La chose est suffisamment rare pour être soulignée. Monté sans aucune subvention publique ni privée, le spectacle "Kabaret chikhats", par la troupe éponyme, sous la direction du metteur en scène Ghassan El Hakim, tourne régulièrement à travers plusieurs scènes, plus ou moins undergrounds, plus ou moins conventionnelles, à travers le royaume. Et ce, depuis sa création, il y a de cela plus d'un an. Avec un public toujours aussi ravi ! Prouvant ainsi, que, oui les arts de la scène pourraient avoir une vie, et même un avenir radieux, chez nous -pour peu que la prestation en vaille la peine, et que l'infrastructure exigée soit modeste.
Il faut dire que ladite prestation offerte par ces douze jeunes hommes -à la fois acteurs, musiciens et danseurs- est époustouflante. Des hommes -barbus pour certains-, habillés en caftan et reprenant les grands classiques de la Aïta, avec une énergie très rock, pour ne pas dire punk, et un sens du burlesque joyeusement assumé! "Ça le fait grave", comme disent les "djeun's"...
Évidemment, les puristes de ce grand art lyrique, aux savantes nuances vocales, qu'est la Aïta traditionnelle, passeront leur chemin. Avec le "Kabaret Chikhats", nous sommes plus proches de la performance scénique jouissive que de la mélomanie pure. Qu'importe.
Ce qui personnellement a attiré mon attention -plus exactement mon agacement-, c'est le fait qu'un grand nombre de journalistes étrangers, mais également nationaux, ont "vendu" ce très intéressant spectacle comme une première: le premier spectacle "transgenre" marocain, insistant sur son aspect "transgressif".
Comme si Bouchaïb Bidaoui n'avait pas été une des stars marocaines les plus iconiques des années 1950, aux années 1970! Habillé d'un somptueux caftan, dûment perruqué -la mode était au chignon en choucroute!, et maquillé dans les règles de l'art -faisant bien attention à ressortir son fameux grain de beauté-, la diva assoluta apparaissait, alors, régulièrement, à la télévision nationale, interprétant avec humour et talent, ses rôles féminins, dans les pièces de théâtre populaires de l'époque. Au grand bonheur de tous.

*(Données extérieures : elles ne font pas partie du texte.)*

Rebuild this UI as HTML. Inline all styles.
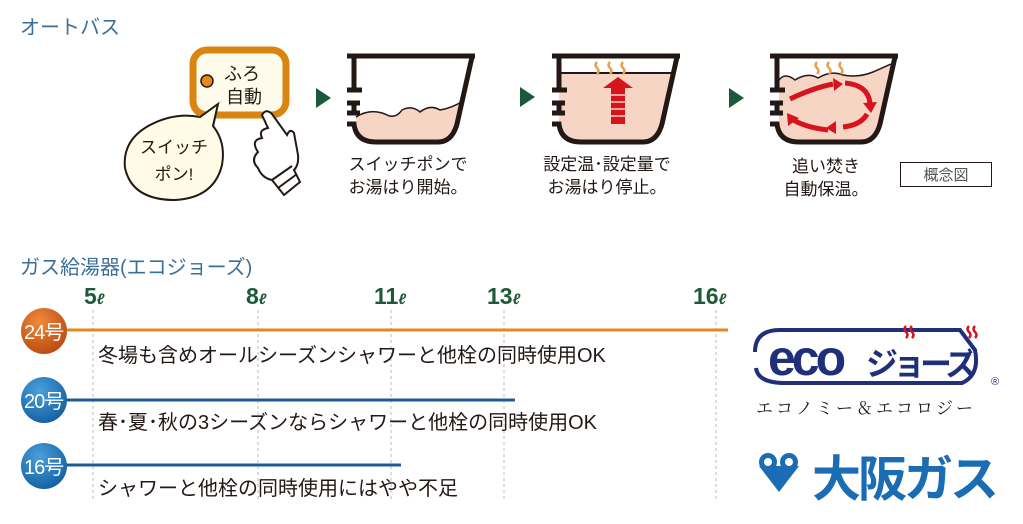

Dans toutes les vieilles civilisations traditionnelles, le rôle des femmes dans le spectacle était tenu par des hommes. Il en est toujours ainsi dans l'opéra chinois.
À quand remonte cette pratique du tranformisme chez nous? Je ne sais. Aucune étude anthropologique ne s'est, du moins à ma connaissance, saisie du sujet.
Souvenir d'enfance. Nous sommes dans les rues d'un quartier populaire casablancais. Il y a foule autour du "karro" (charrette) transportant les éléments du "dfouâ" (cadeaux), à destination d'une jeune fiancée. Tout autour, des "neggafat" brandissent haut des "ârayssat", immenses poupées en structure de roseaux, attifées en mariées. Au milieu du karro, un homme, au visage buriné, vêtu d'une grossière djellaba en laine brune et coiffé d'une imposant bonnet, tout aussi en laine.
L'homme tape sur un tambourin, accompagné par deux jeunes garçons à la "taârija". Youyous et autres phrases incantatoires.
Nous entrons dans la maison de la future mariée. L'homme campe au milieu du patio autour duquel un salon marocain a été disposé à l'intention des invitées. Les hommes et les garçons restent debout.
D'un geste prompt, l'homme se débarrasse de sa vieille djellaba masculine: premier "oh!". Il porte en dessous un caftan féminin scintillant ! Puis... D'un geste théâtral, il se débarrasse lentement de son bonnet, laissant s'échapper sur ses épaules et, très bas, derrière son dos, une spectaculaire chevelure d'un noir de jais!
Les youyous explosent. La voix puissante et éraillée de celui qui s'est transformé en chikha expérimentée s'élance. La fête commence.